Recorded information →
-.-.-

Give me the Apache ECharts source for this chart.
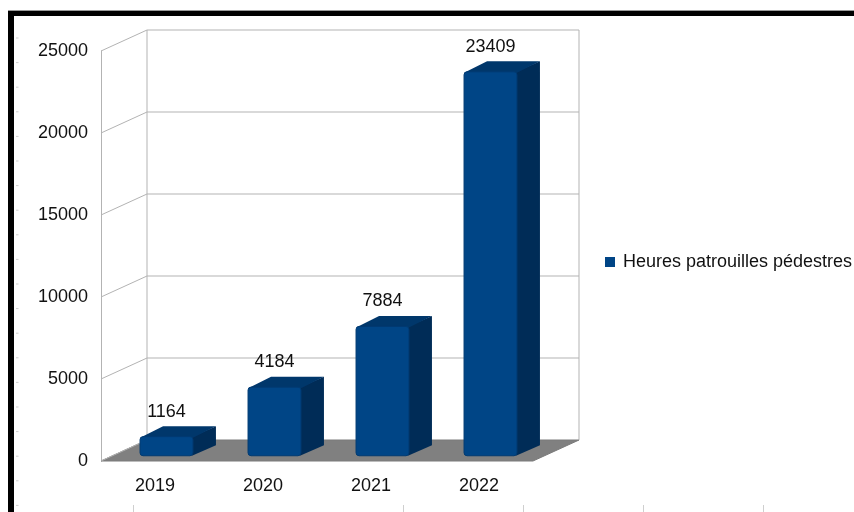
<!DOCTYPE html>
<html>
<head>
<meta charset="utf-8">
<script src="https://cdn.jsdelivr.net/npm/echarts@6/dist/echarts.min.js"></script>
<style>html,body{margin:0;padding:0;background:#fff;}#c{width:854px;height:512px;}</style>
</head>
<body>
<div id="c"></div>
<script>
var categories = ['2019', '2020', '2021', '2022'];
var values = [1164, 4184, 7884, 23409];
var yTicks = [0, 5000, 10000, 15000, 20000, 25000];
var seriesName = 'Heures patrouilles pédestres';

var DX = 46, DY = -21;        // depth offset of the back wall
var FONT = 'Liberation Sans';
var FS = 18;
var GRID_COL = '#b3b3b3';

var chart = echarts.init(document.getElementById('c'), null, {renderer: 'canvas'});

var decor = [];
// window border (top + left)
decor.push({type: 'rect', shape: {x: 8, y: 10, width: 846, height: 1}, style: {fill: '#9a9a9a'}, silent: true});
decor.push({type: 'rect', shape: {x: 8, y: 11, width: 846, height: 5}, style: {fill: '#000'}, silent: true});
decor.push({type: 'rect', shape: {x: 8, y: 11, width: 6, height: 501}, style: {fill: '#000'}, silent: true});
// faint ruler marks
for (var k = 0; k < 20; k++) {
  var yy = 38 + k * 24.6;
  decor.push({type: 'line', shape: {x1: 16, y1: yy, x2: 18.5, y2: yy}, style: {stroke: '#cfcfcf', lineWidth: 1}, silent: true});
}
[133, 403, 523, 643, 763].forEach(function (xx) {
  decor.push({type: 'line', shape: {x1: xx + 0.5, y1: 505, x2: xx + 0.5, y2: 512}, style: {stroke: '#cfcfcf', lineWidth: 1}, silent: true});
});

var option = {
  backgroundColor: '#ffffff',
  animation: false,
  textStyle: {fontFamily: FONT},
  graphic: decor,
  legend: {
    data: [{name: seriesName, icon: 'rect'}],
    left: 605, top: 253, padding: 0,
    itemWidth: 10, itemHeight: 10, itemGap: 6,
    textStyle: {fontFamily: FONT, fontSize: FS, color: '#111', padding: [0, 0, 0, 3]},
    selectedMode: false
  },
  grid: {left: 101, top: 51, width: 432, height: 410},
  xAxis: {
    type: 'category', data: categories,
    axisLine: {show: false}, axisTick: {show: false},
    axisLabel: {fontFamily: FONT, fontSize: FS, color: '#111', margin: 16}
  },
  yAxis: {
    type: 'value', min: 0, max: 25000, interval: 5000,
    axisLine: {show: true, lineStyle: {color: GRID_COL, width: 1}},
    axisTick: {show: false},
    splitLine: {show: false},
    axisLabel: {fontFamily: FONT, fontSize: FS, color: '#111', margin: 13,
      formatter: function (v) { return String(v); }}
  },
  series: [
    {
      // floor + wall edges
      type: 'custom', name: 'walls', silent: true, z: 1,
      data: [[0, 0]],
      renderItem: function (params, api) {
        var cs = params.coordSys;
        var x0 = cs.x, x1 = cs.x + cs.width;
        var y0 = api.coord([0, yTicks[0]])[1];
        var yTop = api.coord([0, yTicks[yTicks.length - 1]])[1];
        var ch = [];
        ch.push({type: 'polygon', shape: {points: [[x0, y0], [x1, y0], [x1 + DX, y0 + DY], [x0 + DX, y0 + DY]]},
          style: {fill: '#808080', stroke: '#7a7a7a', lineWidth: 1}});
        ch.push({type: 'line', shape: {x1: x0 + DX, y1: yTop + DY, x2: x0 + DX, y2: y0 + DY}, style: {stroke: GRID_COL, lineWidth: 1}});
        ch.push({type: 'line', shape: {x1: x1 + DX, y1: yTop + DY, x2: x1 + DX, y2: y0 + DY}, style: {stroke: GRID_COL, lineWidth: 1}});
        yTicks.forEach(function (v) {
          var y = api.coord([0, v])[1];
          if (v !== yTicks[0]) {
            ch.push({type: 'line', shape: {x1: x0 + DX, y1: y + DY, x2: x1 + DX, y2: y + DY}, style: {stroke: GRID_COL, lineWidth: 1}});
          }
          ch.push({type: 'line', shape: {x1: x0, y1: y, x2: x0 + DX, y2: y + DY}, style: {stroke: GRID_COL, lineWidth: 1}});
        });
        return {type: 'group', children: ch};
      }
    },
    {
      type: 'custom', name: seriesName, z: 3,
      itemStyle: {color: '#004586'},
      encode: {x: 0, y: 1},
      data: values.map(function (v, i) { return [i, v]; }),
      renderItem: function (params, api) {
        var idx = api.value(0), v = api.value(1);
        var base = api.coord([idx, 0]);
        var top = api.coord([idx, v]);
        var band = api.size([1, 0])[0];
        var w = band * 0.49;
        var ox = DX * 0.25, oy = DY * 0.25;
        var bx = DX * 0.5, by = DY * 0.5;
        var fx0 = base[0] + ox - w / 2, fx1 = fx0 + w;
        var tY = top[1] + oy, bY = base[1] + oy;
        return {
          type: 'group',
          children: [
            {type: 'polygon', shape: {points: [[fx1 - 1, tY], [fx1 + bx, tY + by], [fx1 + bx, bY + by], [fx1 - 1, bY]]},
              style: {fill: '#002c57'}},
            {type: 'polygon', shape: {points: [[fx0, tY + 1], [fx1, tY + 1], [fx1 + bx, tY + by], [fx0 + bx, tY + by]]},
              style: {fill: '#00376b'}},
            {type: 'rect', shape: {x: fx0, y: tY, width: w, height: bY - tY, r: 3},
              style: {fill: '#004586', stroke: '#003a72', lineWidth: 1}},
            {type: 'text', x: fx0 + w / 2, y: tY - 25,
              style: {text: String(v), fill: '#111', font: FS + 'px "Liberation Sans"', align: 'center', verticalAlign: 'middle'}}
          ]
        };
      }
    }
  ]
};
chart.setOption(option);
</script>
</body>
</html>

-.-.-

Required work → Reproduce the whole listing word for word, setting aside any pictures.

Task response →
Give me the Apache ECharts source for this chart.
<!DOCTYPE html>
<html>
<head>
<meta charset="utf-8">
<script src="https://cdn.jsdelivr.net/npm/echarts@6/dist/echarts.min.js"></script>
<style>html,body{margin:0;padding:0;background:#fff;}#c{width:854px;height:512px;}</style>
</head>
<body>
<div id="c"></div>
<script>
var categories = ['2019', '2020', '2021', '2022'];
var values = [1164, 4184, 7884, 23409];
var yTicks = [0, 5000, 10000, 15000, 20000, 25000];
var seriesName = 'Heures patrouilles pédestres';

var DX = 46, DY = -21;        // depth offset of the back wall
var FONT = 'Liberation Sans';
var FS = 18;
var GRID_COL = '#b3b3b3';

var chart = echarts.init(document.getElementById('c'), null, {renderer: 'canvas'});

var decor = [];
// window border (top + left)
decor.push({type: 'rect', shape: {x: 8, y: 10, width: 846, height: 1}, style: {fill: '#9a9a9a'}, silent: true});
decor.push({type: 'rect', shape: {x: 8, y: 11, width: 846, height: 5}, style: {fill: '#000'}, silent: true});
decor.push({type: 'rect', shape: {x: 8, y: 11, width: 6, height: 501}, style: {fill: '#000'}, silent: true});
// faint ruler marks
for (var k = 0; k < 20; k++) {
  var yy = 38 + k * 24.6;
  decor.push({type: 'line', shape: {x1: 16, y1: yy, x2: 18.5, y2: yy}, style: {stroke: '#cfcfcf', lineWidth: 1}, silent: true});
}
[133, 403, 523, 643, 763].forEach(function (xx) {
  decor.push({type: 'line', shape: {x1: xx + 0.5, y1: 505, x2: xx + 0.5, y2: 512}, style: {stroke: '#cfcfcf', lineWidth: 1}, silent: true});
});

var option = {
  backgroundColor: '#ffffff',
  animation: false,
  textStyle: {fontFamily: FONT},
  graphic: decor,
  legend: {
    data: [{name: seriesName, icon: 'rect'}],
    left: 605, top: 253, padding: 0,
    itemWidth: 10, itemHeight: 10, itemGap: 6,
    textStyle: {fontFamily: FONT, fontSize: FS, color: '#111', padding: [0, 0, 0, 3]},
    selectedMode: false
  },
  grid: {left: 101, top: 51, width: 432, height: 410},
  xAxis: {
    type: 'category', data: categories,
    axisLine: {show: false}, axisTick: {show: false},
    axisLabel: {fontFamily: FONT, fontSize: FS, color: '#111', margin: 16}
  },
  yAxis: {
    type: 'value', min: 0, max: 25000, interval: 5000,
    axisLine: {show: true, lineStyle: {color: GRID_COL, width: 1}},
    axisTick: {show: false},
    splitLine: {show: false},
    axisLabel: {fontFamily: FONT, fontSize: FS, color: '#111', margin: 13,
      formatter: function (v) { return String(v); }}
  },
  series: [
    {
      // floor + wall edges
      type: 'custom', name: 'walls', silent: true, z: 1,
      data: [[0, 0]],
      renderItem: function (params, api) {
        var cs = params.coordSys;
        var x0 = cs.x, x1 = cs.x + cs.width;
        var y0 = api.coord([0, yTicks[0]])[1];
        var yTop = api.coord([0, yTicks[yTicks.length - 1]])[1];
        var ch = [];
        ch.push({type: 'polygon', shape: {points: [[x0, y0], [x1, y0], [x1 + DX, y0 + DY], [x0 + DX, y0 + DY]]},
          style: {fill: '#808080', stroke: '#7a7a7a', lineWidth: 1}});
        ch.push({type: 'line', shape: {x1: x0 + DX, y1: yTop + DY, x2: x0 + DX, y2: y0 + DY}, style: {stroke: GRID_COL, lineWidth: 1}});
        ch.push({type: 'line', shape: {x1: x1 + DX, y1: yTop + DY, x2: x1 + DX, y2: y0 + DY}, style: {stroke: GRID_COL, lineWidth: 1}});
        yTicks.forEach(function (v) {
          var y = api.coord([0, v])[1];
          if (v !== yTicks[0]) {
            ch.push({type: 'line', shape: {x1: x0 + DX, y1: y + DY, x2: x1 + DX, y2: y + DY}, style: {stroke: GRID_COL, lineWidth: 1}});
          }
          ch.push({type: 'line', shape: {x1: x0, y1: y, x2: x0 + DX, y2: y + DY}, style: {stroke: GRID_COL, lineWidth: 1}});
        });
        return {type: 'group', children: ch};
      }
    },
    {
      type: 'custom', name: seriesName, z: 3,
      itemStyle: {color: '#004586'},
      encode: {x: 0, y: 1},
      data: values.map(function (v, i) { return [i, v]; }),
      renderItem: function (params, api) {
        var idx = api.value(0), v = api.value(1);
        var base = api.coord([idx, 0]);
        var top = api.coord([idx, v]);
        var band = api.size([1, 0])[0];
        var w = band * 0.49;
        var ox = DX * 0.25, oy = DY * 0.25;
        var bx = DX * 0.5, by = DY * 0.5;
        var fx0 = base[0] + ox - w / 2, fx1 = fx0 + w;
        var tY = top[1] + oy, bY = base[1] + oy;
        return {
          type: 'group',
          children: [
            {type: 'polygon', shape: {points: [[fx1 - 1, tY], [fx1 + bx, tY + by], [fx1 + bx, bY + by], [fx1 - 1, bY]]},
              style: {fill: '#002c57'}},
            {type: 'polygon', shape: {points: [[fx0, tY + 1], [fx1, tY + 1], [fx1 + bx, tY + by], [fx0 + bx, tY + by]]},
              style: {fill: '#00376b'}},
            {type: 'rect', shape: {x: fx0, y: tY, width: w, height: bY - tY, r: 3},
              style: {fill: '#004586', stroke: '#003a72', lineWidth: 1}},
            {type: 'text', x: fx0 + w / 2, y: tY - 25,
              style: {text: String(v), fill: '#111', font: FS + 'px "Liberation Sans"', align: 'center', verticalAlign: 'middle'}}
          ]
        };
      }
    }
  ]
};
chart.setOption(option);
</script>
</body>
</html>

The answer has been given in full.